**CHALLENGE**
Write each line of the material exactly as given, from the top through the line that contains "data_vals = [88.7, 62.0, 19.7, 31.0, 14.1, 16.9]", and omit all pictures.

**SUPPLIED INFORMATION**
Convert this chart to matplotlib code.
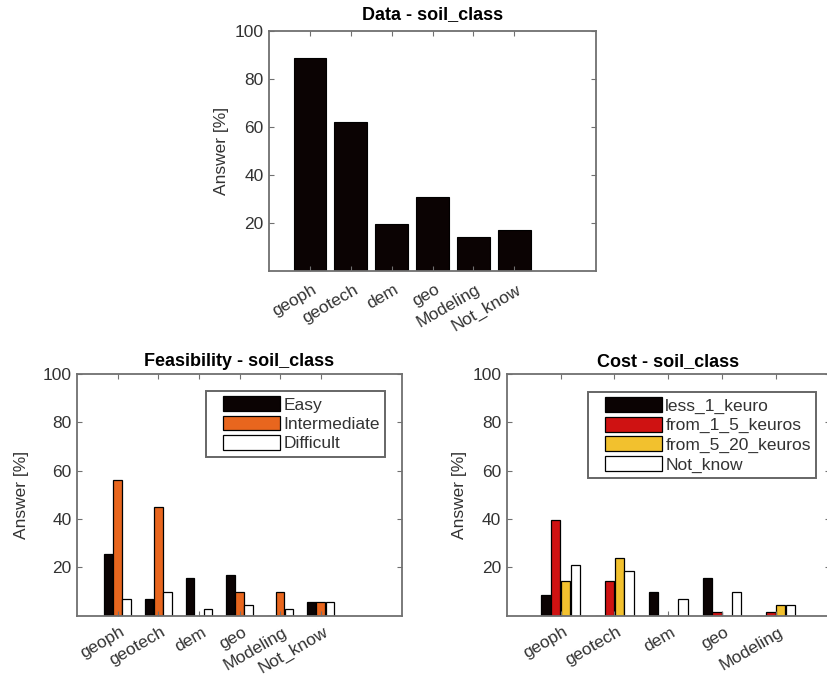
import matplotlib
matplotlib.use("Agg")
import matplotlib.pyplot as plt
import matplotlib.transforms as mtransforms
from matplotlib.patches import Rectangle
from matplotlib.legend_handler import HandlerPatch
import numpy as np

plt.rcParams['font.family'] = ['Liberation Sans', 'DejaVu Sans']

# ---------------- data ----------------
cats_data = ['geoph', 'geotech', 'dem', 'geo', 'Modeling', 'Not_know']
data_vals = [88.7, 62.0, 19.7, 31.0, 14.1, 16.9]

cats_feas = ['geoph', 'geotech', 'dem', 'geo', 'Modeling', 'Not_know']
feas_labels = ['Easy', 'Intermediate', 'Difficult']
feas_easy = [25.4, 7.0, 15.5, 16.9, 0.0, 5.6]
feas_inter = [56.3, 45.1, 0.0, 9.9, 9.9, 5.6]
feas_diff = [7.0, 9.9, 2.8, 4.2, 2.8, 5.6]

cats_cost = ['geoph', 'geotech', 'dem', 'geo', 'Modeling']
cost_labels = ['less_1_keuro', 'from_1_5_keuros', 'from_5_20_keuros', 'Not_know']
cost_less1 = [8.5, 0.0, 9.9, 15.5, 0.0]
cost_1_5 = [39.4, 14.1, 0.0, 1.4, 1.4]
cost_5_20 = [14.1, 23.9, 0.0, 0.0, 4.2]
cost_notknow = [21.1, 18.3, 7.0, 9.9, 4.2]

yticks = [20, 40, 60, 80, 100]

# ---------------- style ----------------
BLACK = '#0b0303'
ORANGE = '#E8661E'
RED = '#CF1212'
YELLOW = '#F2C12E'
WHITE = '#FFFFFF'
SPINE = '#707070'
TXT = '#333333'
FS = 12.5

W, H = 827, 675
fig = plt.figure(figsize=(W / 100, H / 100), dpi=100)


def ax_at(left, top, width, height):
    return fig.add_axes([left / W, (H - top - height) / H, width / W, height / H])


def style(ax, cats, title, xmax, ylpad, tpad, xpad):
    ax.set_xlim(0, xmax)
    ax.set_ylim(0, 100)
    ax.set_yticks(yticks)
    ax.set_yticklabels([str(t) for t in yticks], fontsize=FS, color=TXT)
    x = np.arange(1, len(cats) + 1)
    ax.set_xticks(x)
    ax.set_xticklabels(cats, fontsize=FS, color=TXT, rotation=30,
                       ha='right', va='center', rotation_mode='anchor')
    ax.tick_params(axis='x', pad=xpad)
    ax.tick_params(axis='y', pad=4)
    ax.tick_params(direction='in', length=3.5, width=0.8, color=SPINE,
                   top=True, right=True)
    shift = mtransforms.ScaledTranslation(6 / 100, 0, fig.dpi_scale_trans)
    for lab in ax.get_xticklabels():
        lab.set_transform(lab.get_transform() + shift)
    for s in ax.spines.values():
        s.set_color(SPINE)
        s.set_linewidth(1.3)
    ax.set_ylabel('Answer [%]', fontsize=FS, color=TXT, labelpad=ylpad)
    ax.set_title(title, fontsize=13, fontweight='bold', color='black', pad=tpad)


def make_patch(legend, orig_handle, xdescent, ydescent, width, height, fontsize):
    off = 0.7 * fontsize
    return Rectangle((-xdescent + off, -ydescent), width - off, height)


def add_legend(ax, containers, labels, anchor):
    handles = [bc.patches[0] for bc in containers]
    leg = ax.legend(handles, labels, loc='upper right', bbox_to_anchor=anchor,
                    fontsize=FS, frameon=True, fancybox=False,
                    handlelength=3.95, handleheight=0.95, handletextpad=0.2,
                    labelspacing=0.17, borderpad=0.3, borderaxespad=0,
                    handler_map={Rectangle: HandlerPatch(patch_func=make_patch)})
    leg.get_frame().set_edgecolor('#404040')
    leg.get_frame().set_linewidth(1.4)
    for t in leg.get_texts():
        t.set_color(TXT)
    return leg


# ---- top plot ----
ax1 = ax_at(269, 31, 327, 240)
x1 = np.arange(1, len(cats_data) + 1)
ax1.bar(x1, data_vals, width=0.8, color=BLACK, edgecolor='black', linewidth=0.8)
style(ax1, cats_data, 'Data - soil_class', 8, 3.8, 8.5, 12.5)

# ---- feasibility ----
ax2 = ax_at(77, 374, 325, 241.5)
x2 = np.arange(1, len(cats_feas) + 1)
step3 = 0.222
bw3 = 0.21
bars2 = []
for i, (vals, col) in enumerate(zip([feas_easy, feas_inter, feas_diff],
                                    [BLACK, ORANGE, WHITE])):
    bars2.append(ax2.bar(x2 + (i - 1) * step3, vals, width=bw3, color=col,
                         edgecolor='black', linewidth=0.9))
style(ax2, cats_feas, 'Feasibility - soil_class', 8, 10, 6, 11)
add_legend(ax2, bars2, feas_labels, (0.948, 0.93))

# ---- cost ----
ax3 = ax_at(506.7, 374, 323, 241.5)
x3 = np.arange(1, len(cats_cost) + 1)
step4 = 0.182
bw4 = 0.175
bars3 = []
for i, (vals, col) in enumerate(zip([cost_less1, cost_1_5, cost_5_20, cost_notknow],
                                    [BLACK, RED, YELLOW, WHITE])):
    bars3.append(ax3.bar(x3 + (i - 1.5) * step4, vals, width=bw4, color=col,
                         edgecolor='black', linewidth=0.9))
style(ax3, cats_cost, 'Cost - soil_class', 6, 3.8, 6, 11)
add_legend(ax3, bars3, cost_labels, (0.9576, 0.925))

fig.savefig('out.png', dpi=100, facecolor='white')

**SOLUTION**
Convert this chart to matplotlib code.
import matplotlib
matplotlib.use("Agg")
import matplotlib.pyplot as plt
import matplotlib.transforms as mtransforms
from matplotlib.patches import Rectangle
from matplotlib.legend_handler import HandlerPatch
import numpy as np

plt.rcParams['font.family'] = ['Liberation Sans', 'DejaVu Sans']

# ---------------- data ----------------
cats_data = ['geoph', 'geotech', 'dem', 'geo', 'Modeling', 'Not_know']
data_vals = [88.7, 62.0, 19.7, 31.0, 14.1, 16.9]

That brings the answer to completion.